A couple of other vendors had large displays of Green River, Wyoming, fish and some beautiful palm fronds.  There was a nice display (and sale) of Solenhofen (Germany) fossils.  Opal was in abundance and some of the cuts were really nice, but quite expensive.  Numerous jewelry vendors were up and running with prices ranging from $10 earrings or pendants to blue sapphire rings selling for five figures.  It was just a nice day wandering around and sometimes talking to friendly vendors.


These two skulls show a new use for Arkansas quartz crystals!

I ran onto a vendor selling specimens of red ruby and pink-red spinel and decided I really need one of each-$5 per specimen.  Their colors contrast nicely with the white marble matrix.  From what the vendor told me, all of his gems come from Pakistan in an area named the Hunza Valley The gem deposit are located in rocks (metamorphic ocean platform carbonates) that were modified when proto-India banged into the Asian continent during the Himalayan mountain building events.

A nice modified octahedron crystal of ruby from the Hunza Valley in Pakistan.  I could not pick up the correct color in this photomicrograph;  however, it is a nice "ruby red." Front width, across the base, is ~5 mm.

Photomicrograph of dark pink spinel em-placed in white marble with a smaller crystal of gold-brown phlogopite.  Width of larger crystal ~5 mm.

Photomicrograph, pink specimen of spinel.  Length (up-down) ~ 1 cm.

Photomicrograph, small crystal of spinel with faces while large specimen is "massive."  Length of small crystal ~2 mm.

A previous Blog (11/7/12) detailed information about ruby and spinel.

Saturday, February 7, 2015

PYROPHYLLITE: TUCSON GEM SHOW REPORTS: MINERS CO-OP



My next daily journey took me to the Miners Co-op Rock Show, a venue now in its second year.  Many of the Co-op vendors were once at the Kino venue; however, the Kino soccer fields are now off limits to sellers and many migrated to this new area.  I enjoy the Miners Co-op since it is the “genuine thing” of small-time vendors selling from tents and pickup beds or piles emplaced on tarps with their small camping trailers circling the area.  A tamale vendor wanders through the tents around lunch time and an older model pickup drives around selling water from a large tank in the bed.  Mom and pop operations at their finest.  In addition, I recognized some of the vendors as members of the Colorado Springs Mineralogical Society, while others were from nearby towns.
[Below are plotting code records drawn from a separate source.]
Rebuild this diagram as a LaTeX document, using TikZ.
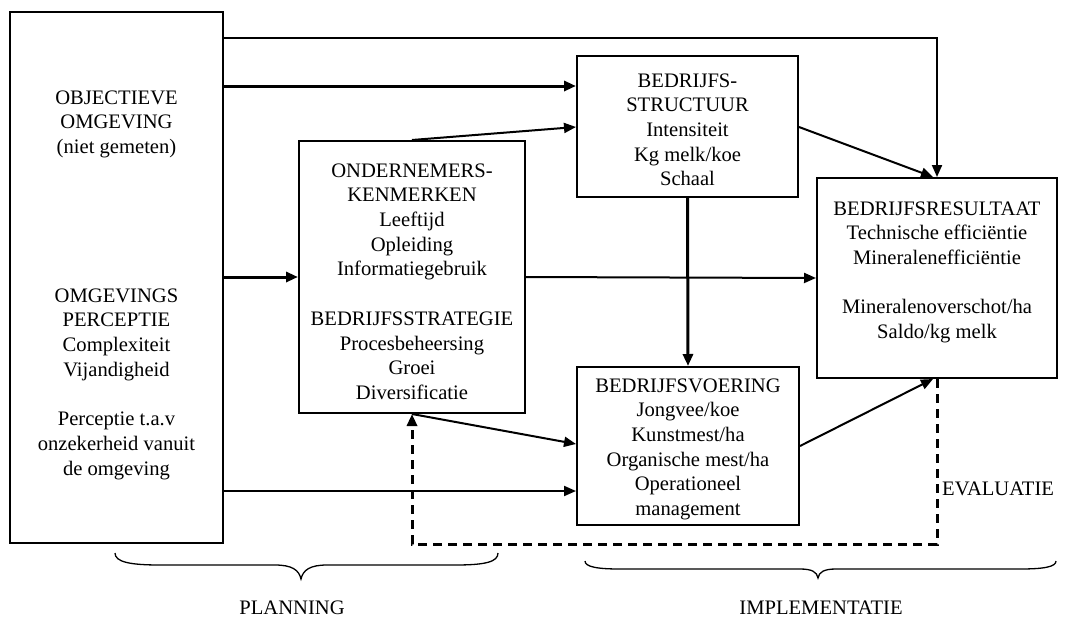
\documentclass[tikz,border=0pt]{standalone}
\usepackage{fontspec}
\setmainfont{Liberation Serif}
\usetikzlibrary{arrows.meta}
\begin{document}
\begin{tikzpicture}[x=1pt,y=-1pt,
  every node/.style={font=\fontsize{20.6}{24.7}\selectfont},
  box/.style={draw,line width=2pt,inner sep=0pt,rectangle},
  txt/.style={align=center,inner sep=0pt,anchor=north},
  thin/.style={line width=2pt,-{Triangle[length=12pt,width=10pt]}},
  thick/.style={line width=3pt,-{Triangle[length=12pt,width=10pt]}},
  fb/.style={line width=3pt,dash pattern=on 9pt off 6pt,-{Triangle[length=12pt,width=10pt]}},
  brace/.style={line width=1.3pt}]
\useasboundingbox (0,0) rectangle (1075,621);
% boxes
\node[box,minimum width=213pt,minimum height=531pt] (L) at (116.5,277.5) {};
\node[box,minimum width=226pt,minimum height=272pt] (O) at (412,277) {};
\node[box,minimum width=221pt,minimum height=141pt] (S) at (687.5,126.5) {};
\node[box,minimum width=222pt,minimum height=158pt] (V) at (688,446) {};
\node[box,minimum width=240pt,minimum height=200pt] (R) at (937,278) {};
% texts
\node[txt] (Lt1) at (116.5,86.7) {\strut OBJECTIEVE\\OMGEVING\\(niet gemeten)};
\node[txt] (Lt2) at (116.5,284.7) {\strut OMGEVINGS\\PERCEPTIE\\Complexiteit\\Vijandigheid\\[24.7pt]Perceptie t.a.v\\onzekerheid vanuit\\de omgeving};
\node[txt] (Ot) at (412,159.7) {\strut ONDERNEMERS-\\KENMERKEN\\Leeftijd\\Opleiding\\Informatiegebruik\\[24.7pt]BEDRIJFSSTRATEGIE\\Procesbeheersing\\Groei\\Diversificatie};
\node[txt] (St) at (687.5,69.7) {\strut BEDRIJFS-\\STRUCTUUR\\Intensiteit\\Kg melk/koe\\Schaal};
\node[txt] (Vt) at (688,374.7) {\strut BEDRIJFSVOERING\\Jongvee/koe\\Kunstmest/ha\\Organische mest/ha\\Operationeel\\management};
\node[txt] (Rt) at (937,197.7) {\strut BEDRIJFSRESULTAAT\\Technische efficiëntie\\Mineralenefficiëntie\\[24.7pt]Mineralenoverschot/ha\\Saldo/kg melk};
\node[anchor=base west,inner sep=0pt] (ev) at (942,495) {EVALUATIE};
\node[anchor=base,inner sep=0pt] (pl) at (292,614) {PLANNING};
\node[anchor=base,inner sep=0pt] (im) at (821,614) {IMPLEMENTATIE};
% helper coordinates
\coordinate (y38) at (0,38);
\coordinate (y86) at (0,86);
\coordinate (y491) at (0,491);
\coordinate (y444) at (0,444);
\coordinate (y127) at (0,127);
\coordinate (fbc) at (937,544);
% connectors
\draw[thin] (L.east |- y38) -| (R.north);
\draw[thick] (L.east |- y86) -- (S.west |- y86);
\draw[thin] (O.north) -- (S.west |- y127);
\draw[thin] (S.east |- y127) -- ([xshift=-4pt]R.north);
\draw[thick] (L.east |- O.west) -- (O.west);
\draw[thin] (O.east) -- (R.west);
\draw[thick] (S.south) -- (V.north);
\draw[thin] (O.south) -- (V.west |- y444);
\draw[thin] (L.east |- y491) -- (V.west |- y491);
\draw[thin] (V.east) -- ([xshift=-4pt]R.south);
\draw[fb] (R.south) -- (fbc) -| (O.south);
% braces
\draw[brace] (115,553) .. controls (115,562) and (130,565) .. (160,565) -- (275,565) .. controls (292,565) and (299,570) .. (301,579) .. controls (303,570) and (310,565) .. (327,565) -- (455,565) .. controls (485,565) and (498,562) .. (498,553);
\draw[brace] (585,561) .. controls (585,567) and (598,569) .. (620,569) -- (800,569) .. controls (812,569) and (817,572) .. (818,578) .. controls (819,572) and (824,569) .. (836,569) -- (1020,569) .. controls (1043,569) and (1056,567) .. (1056,561);
\end{tikzpicture}
\end{document}
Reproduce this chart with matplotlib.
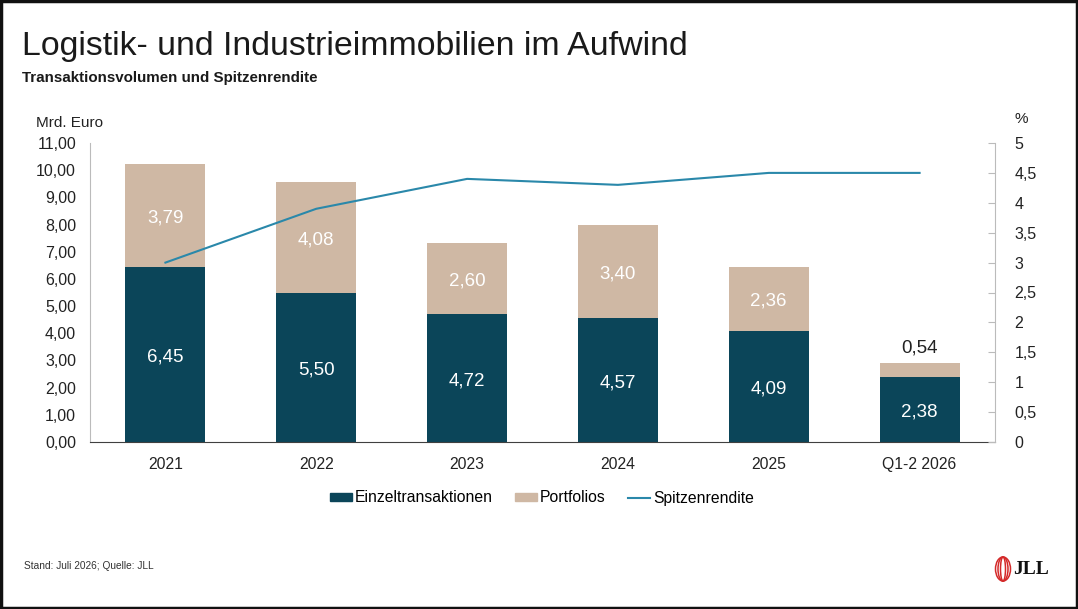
import matplotlib.pyplot as plt
from matplotlib.patches import Rectangle, Ellipse
from matplotlib.lines import Line2D
from matplotlib.ticker import MultipleLocator, FuncFormatter

plt.rcParams['font.family'] = ['Liberation Sans', 'DejaVu Sans']

# data
years = ["2021", "2022", "2023", "2024", "2025", "Q1-2 2026"]
einzel = [6.45, 5.50, 4.72, 4.57, 4.09, 2.38]
portfolios = [3.79, 4.08, 2.60, 3.40, 2.36, 0.54]
rendite = [3.0, 3.9, 4.4, 4.3, 4.5, 4.5]

c_dark = "#0b4559"
c_beige = "#cfb8a4"
c_line = "#2a88aa"

fig = plt.figure(figsize=(10.78, 6.09), dpi=100)
ax = fig.add_axes([90 / 1078, 1 - 442 / 609, 905 / 1078, 299 / 609])
ax2 = ax.twinx()

x = range(len(years))
w = 0.53
ax.bar(x, einzel, width=w, color=c_dark, zorder=2)
ax.bar(x, portfolios, width=w, bottom=einzel, color=c_beige, zorder=2)

for i in x:
    ax.text(i, einzel[i] / 2 - 0.1, f"{einzel[i]:.2f}".replace(".", ","), ha="center", va="center",
            color="white", fontsize=13.5)
    if portfolios[i] > 1:
        ax.text(i, einzel[i] + portfolios[i] / 2 - 0.1, f"{portfolios[i]:.2f}".replace(".", ","),
                ha="center", va="center", color="white", fontsize=13.5)
    else:
        ax.text(i, einzel[i] + portfolios[i] + 0.55, f"{portfolios[i]:.2f}".replace(".", ","),
                ha="center", va="center", color="#222222", fontsize=13.5)

ax2.plot(x, rendite, color=c_line, lw=1.5, zorder=3)

ax.set_xlim(-0.5, 5.5)
ax.set_ylim(0, 11)
ax2.set_ylim(0, 5)
ax.yaxis.set_major_locator(MultipleLocator(1))
ax.yaxis.set_major_formatter(FuncFormatter(lambda v, p: f"{v:.2f}".replace(".", ",")))
ax2.yaxis.set_major_locator(MultipleLocator(0.5))
ax2.yaxis.set_major_formatter(FuncFormatter(lambda v, p: f"{v:g}".replace(".", ",")))

ax.set_xticks(list(x))
ax.set_xticklabels(years)
ax.tick_params(axis="x", length=0, labelsize=11.3, pad=11, colors="#222222")
ax.tick_params(axis="y", length=0, labelsize=11.5, pad=10, colors="#222222")
ax2.tick_params(axis="y", direction="in", length=5, labelsize=11.5, pad=14, colors="#222222")
ax2.tick_params(axis="y", color="#bbbbbb")

for a in (ax, ax2):
    a.spines["top"].set_visible(False)
ax.spines["left"].set_color("#bbbbbb")
ax.spines["right"].set_visible(False)
ax2.spines["left"].set_visible(False)
ax2.spines["bottom"].set_visible(False)
ax2.spines["right"].set_color("#bbbbbb")
ax.spines["bottom"].set_color("#404040")

# titles and notes
fig.text(22 / 1078, 1 - 47 / 609, "Logistik- und Industrieimmobilien im Aufwind", fontsize=24.4,
         color="#1a1a1a", va="center")
fig.text(22 / 1078, 1 - 78 / 609, "Transaktionsvolumen und Spitzenrendite", fontsize=10.9,
         fontweight="bold", color="#1a1a1a", va="center")
fig.text(36 / 1078, 1 - 123 / 609, "Mrd. Euro", fontsize=11, color="#222222", va="center")
fig.text(1021 / 1078, 1 - 119 / 609, "%", fontsize=11, color="#222222", va="center", ha="center")
fig.text(24 / 1078, 1 - 566 / 609, "Stand: Juli 2026; Quelle: JLL", fontsize=7.3,
         color="#333333", va="center")

# legend
handles = [Rectangle((0, 0), 1, 1, color=c_dark), Rectangle((0, 0), 1, 1, color=c_beige),
           Line2D([], [], color=c_line, lw=1.5)]
fig.legend(handles, ["Einzeltransaktionen", "Portfolios", "Spitzenrendite"], loc="center",
           bbox_to_anchor=(542 / 1078, 1 - 498 / 609), ncol=3, frameon=False, fontsize=11.3,
           handlelength=1.4, handleheight=0.45, handletextpad=0.2, columnspacing=1.4)

# logo
for wdt in [15, 10, 5]:
    fig.patches.append(Ellipse((1003 / 1078, 1 - 569 / 609), wdt / 1078, 24 / 609,
                               transform=fig.transFigure, fill=False, edgecolor="#d42a2a", lw=1.1))
fig.text(1013 / 1078, 1 - 570 / 609, "JLL", fontsize=14, fontweight="bold",
         family="Liberation Serif", va="center", color="#111111")

# frame
fig.patches.append(Rectangle((0.001, 0.002), 0.998, 0.996, transform=fig.transFigure,
                             fill=False, edgecolor="#111111", lw=2.5))

fig.savefig("out.png", dpi=100)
The tents often were not large enough to cover the specimens on the tables from the massive weekend rains.


Large specimens were often just placed on large plastic tarps.
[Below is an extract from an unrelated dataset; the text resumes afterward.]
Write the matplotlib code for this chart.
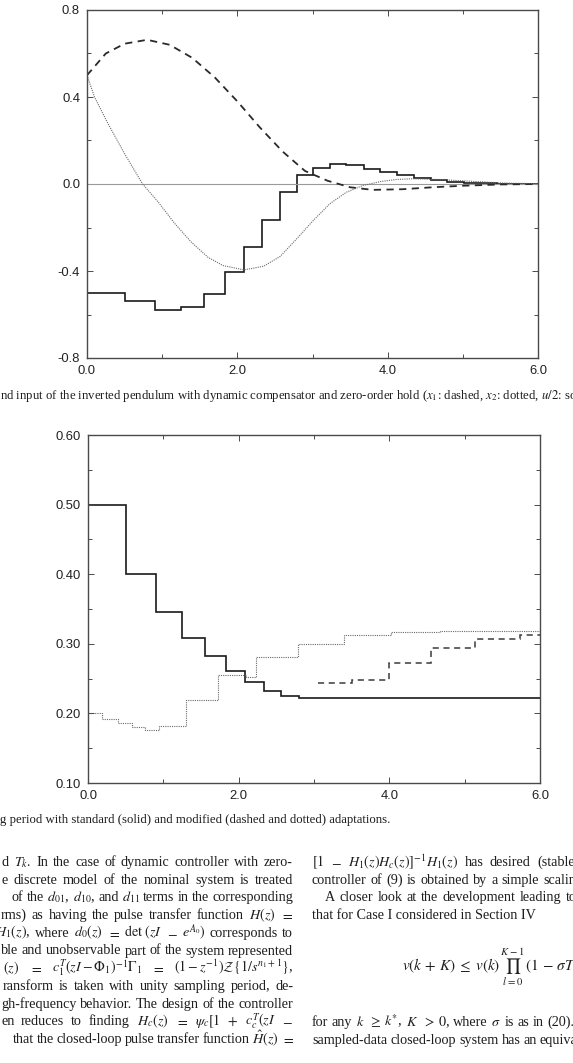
import matplotlib
matplotlib.use("Agg")
import matplotlib.pyplot as plt
from matplotlib.ticker import MultipleLocator, FormatStrFormatter

plt.rcParams['axes.unicode_minus'] = False
plt.rcParams['mathtext.fontset'] = 'stix'

# ---- upper chart: states and input (u/2 held by zero-order hold) ----
t_u = [0, 0.5, 0.9, 1.245, 1.55, 1.83, 2.087, 2.334, 2.567, 2.80, 3.01, 3.23,
       3.45, 3.68, 3.90, 4.12, 4.35, 4.57, 4.79, 5.01, 5.23, 5.46, 5.68, 5.90, 6.0]
u_half = [-0.50, -0.54, -0.58, -0.567, -0.506, -0.405, -0.288, -0.166, -0.038,
          0.041, 0.075, 0.090, 0.086, 0.070, 0.055, 0.040, 0.026, 0.018, 0.011,
          0.006, 0.003, 0.001, 0.0, 0.0]

t_x1 = [0, 0.25, 0.5, 0.8, 1.1, 1.4, 1.7, 2.0, 2.3, 2.6, 2.9, 3.2, 3.5, 3.8,
        4.2, 4.6, 5.0, 5.5, 6.0]
x1 = [0.5, 0.60, 0.645, 0.663, 0.64, 0.58, 0.49, 0.38, 0.26, 0.15, 0.06, 0.015,
      -0.015, -0.027, -0.024, -0.015, -0.008, -0.002, 0.0]

t_x2 = [0, 0.1, 0.28, 0.5, 0.74, 0.95, 1.17, 1.39, 1.61, 1.81, 2.09, 2.35, 2.57,
        2.79, 3.01, 3.23, 3.45, 3.67, 3.9, 4.12, 4.34, 4.65, 5.09, 5.5, 6.0]
x2 = [0.5, 0.40, 0.277, 0.139, 0.0, -0.084, -0.183, -0.268, -0.337, -0.375,
      -0.395, -0.378, -0.333, -0.252, -0.168, -0.091, -0.038, -0.007, 0.011,
      0.021, 0.024, 0.021, 0.013, 0.005, 0.001]

# ---- lower chart: sampling period ----
t_std = [0, 0.5, 0.9, 1.245, 1.55, 1.83, 2.087, 2.334, 2.567, 2.80, 3.01, 6.0]
T_std = [0.50, 0.40, 0.345, 0.309, 0.282, 0.261, 0.245, 0.2316, 0.2255, 0.2226, 0.222]

t_dot = [0, 0.19, 0.40, 0.58, 0.76, 0.94, 1.30, 1.73, 2.095, 2.23, 2.79, 3.40,
         4.02, 4.67, 6.0]
T_dot = [0.200, 0.1924, 0.1862, 0.1805, 0.1766, 0.1823, 0.2187, 0.2552, 0.2528,
         0.281, 0.300, 0.312, 0.3165, 0.319]

t_dash = [3.05, 3.50, 3.99, 4.55, 5.14, 5.74, 6.0]
T_dash = [0.243, 0.248, 0.273, 0.2935, 0.3065, 0.312]

W, H = 573, 1063
fig = plt.figure(figsize=(W / 100, H / 100), dpi=100)
renderer = fig.canvas.get_renderer()


def box(l, t, r, b):
    return [l / W, 1 - b / H, (r - l) / W, (b - t) / H]


def style_axes(ax):
    for s in ax.spines.values():
        s.set_color('#4a4a4a')
        s.set_linewidth(1.0)
    ax.tick_params(which='both', direction='in', top=True, right=True,
                   colors='#4a4a4a', labelcolor='#222222', labelsize=9.4,
                   width=0.7)
    ax.tick_params(which='major', length=4, pad=5)
    ax.tick_params(which='minor', length=3)
    for lab in ax.get_xticklabels() + ax.get_yticklabels():
        lab.set_family('Liberation Sans')


# upper chart
ax1 = fig.add_axes(box(87, 10, 538, 358))
ax1.axhline(0, color='#9a9a9a', lw=0.8)
ax1.plot(t_x1, x1, color='#2a2a2a', lw=1.3, ls=(0, (4, 3)))
ax1.plot(t_x2, x2, color='#6a6a6a', lw=0.8, ls=(0, (1, 1)))
ax1.stairs(u_half, t_u, baseline=None, color='#1a1a1a', lw=1.2)
ax1.set_xlim(0, 6)
ax1.set_ylim(-0.8, 0.8)
ax1.xaxis.set_major_locator(MultipleLocator(2))
ax1.xaxis.set_minor_locator(MultipleLocator(1))
ax1.yaxis.set_major_locator(MultipleLocator(0.4))
ax1.yaxis.set_minor_locator(MultipleLocator(0.2))
ax1.xaxis.set_major_formatter(FormatStrFormatter('%.1f'))
ax1.yaxis.set_major_formatter(FormatStrFormatter('%.1f'))
style_axes(ax1)

# lower chart
ax2 = fig.add_axes(box(88, 435, 540, 783))
ax2.stairs(T_std, t_std, baseline=None, color='#1a1a1a', lw=1.2)
ax2.stairs(T_dot, t_dot, baseline=None, color='#6a6a6a', lw=0.8, ls=(0, (1, 1)))
ax2.stairs(T_dash, t_dash, baseline=None, color='#3a3a3a', lw=1.1, ls=(0, (4, 3)))
ax2.set_xlim(0, 6)
ax2.set_ylim(0.10, 0.60)
ax2.xaxis.set_major_locator(MultipleLocator(2))
ax2.xaxis.set_minor_locator(MultipleLocator(1))
ax2.yaxis.set_major_locator(MultipleLocator(0.1))
ax2.yaxis.set_minor_locator(MultipleLocator(0.05))
ax2.xaxis.set_major_formatter(FormatStrFormatter('%.1f'))
ax2.yaxis.set_major_formatter(FormatStrFormatter('%.2f'))
style_axes(ax2)

serif = 'Liberation Serif'
ink = '#1e1e1e'
BODY = 10.2


def put(x, y, s, size=BODY, ha='left'):
    return fig.text(x / W, 1 - y / H, s, ha=ha, va='baseline', fontsize=size,
                    family=serif, color=ink)


def justify(line, y, x0, x1, last_left=False):
    # spread the words so the line runs from x0 to x1 (x1 = right end,
    # or the start of the last word when last_left is set)
    words = [put(0, y, w) for w in line.split(' ')]
    widths = [w.get_window_extent(renderer).width for w in words]
    used = sum(widths[:-1]) if last_left else sum(widths)
    gap = (x1 - x0 - used) / max(len(words) - 1, 1)
    gap = max(gap, 2.5)
    x = x0
    for w, wd in zip(words, widths):
        w.set_x(x / W)
        x += wd + gap


# captions (cropped page)
put(0, 399, r'nd input of the inverted pendulum with dynamic compensator and '
            r'zero-order hold ($x_1$: dashed, $x_2$: dotted, $u/2$: solid).', size=9.2)
put(0, 823, 'g period with standard (solid) and modified (dashed and dotted) '
            'adaptations.', size=9.2)

# left column (justified, cut at the left page edge)
left_lines = [
    (2, r'd $T_k$. In the case of dynamic controller with zero-'),
    (2, 'e discrete model of the nominal system is treated'),
    (12, r'of the $d_{01}$, $d_{10}$, and $d_{11}$ terms in the corresponding'),
    (1, r'rms) as having the pulse transfer function $H(z)$ $=$'),
    (-5, r'$H_1(z)$, where $d_0(z)$ $=$ $\det\,(zI$ $-$ $e^{A_0})$ corresponds to'),
    (1, 'ble and unobservable part of the system represented'),
    (3, r'$(z)$ $=$ $c_1^T(zI-\Phi_1)^{-1}\Gamma_1$ $=$ $(1-z^{-1})\mathcal{Z}\{1/s^{n_1+1}\}$,'),
    (3, 'ransform is taken with unity sampling period, de-'),
    (1, 'gh-frequency behavior. The design of the controller'),
    (1, r'en reduces to finding $H_c(z)$ $=$ $\psi_c[1$ $+$ $c_c^T(zI$ $-$'),
    (13, r'that the closed-loop pulse transfer function $\hat{H}(z)$ $=$'),
]
for i, (x0, s) in enumerate(left_lines):
    justify(s, 866 + i * 17.7, x0, 293)

# right column (justified, cut at the right page edge)
justify(r'$[1$ $-$ $H_1(z)H_c(z)]^{-1}H_1(z)$ has desired (stable)', 866, 312, 537,
        last_left=True)
justify('controller of (9) is obtained by a simple scaling', 883.7, 312, 543,
        last_left=True)
justify('A closer look at the development leading to', 901.4, 325, 566,
        last_left=True)
put(312, 919.1, 'that for Case I considered in Section IV')
put(402, 971, r'$v(k\,+\,K)\;\leq\;v(k)\,\prod_{l=0}^{K-1}\,(1\,-\,\sigma T$', size=11.0)
justify(r'for any $k$ $\geq$ $k^{*}$, $K$ $>$ $0$, where $\sigma$ is as in (20).',
        1026, 312, 547, last_left=True)
justify('sampled-data closed-loop system has an equiva', 1043.7, 312, 540,
        last_left=True)

fig.savefig('out.png', dpi=100)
I love the mixture of minerals, jewelry, used lapidary equipment, and whatever “for sale” at a variety of venues.  Note the straw placed around the booths after the recent rains.


I really do not like to observe the sale of Native American artifacts like there pot shards. 
My “$5 or less” mineral of the day is pyrophyllite, actually a “real buy” at $1.  I have sort of been fascinated by this aluminum silicate hydroxide [Al2(Si4O10)(OH)2] since first observing the radiating masses coming out of Graves Mountain, Georgia.  Although the best collectable specimens are these aggregates of radiating needles, pyrophyllite also occurs as massive grains and folliated laminar masses.  The silicate layers give it a nice cleavage.  It is a very soft mineral, ~1.5-2.0 (Mohs), with a pearly luster, somewhat transparent in the non-massive form, and found in a variety of earth-tone colors: brown, green, gray-white, brown-yellow, gray. 

Radiating silver-brown rosettes of pyrophyllite from Graves Mountain, Lincoln County, Georgia.  Width ~4.5 cm.
Pyrophyllite is isomorphous with talc and almost has identical physical properties; both are monoclinic, however, talc has magnesium substituting for the aluminum.
Pyrophyllite may be found in a few hydrothermal rocks; however, most occurrences are in low grade metamorphic rocks where it usually is an alteration product of kyanite [Al2SiO5].  The Graves Mountain specimens are especially attractive stellate aggregates.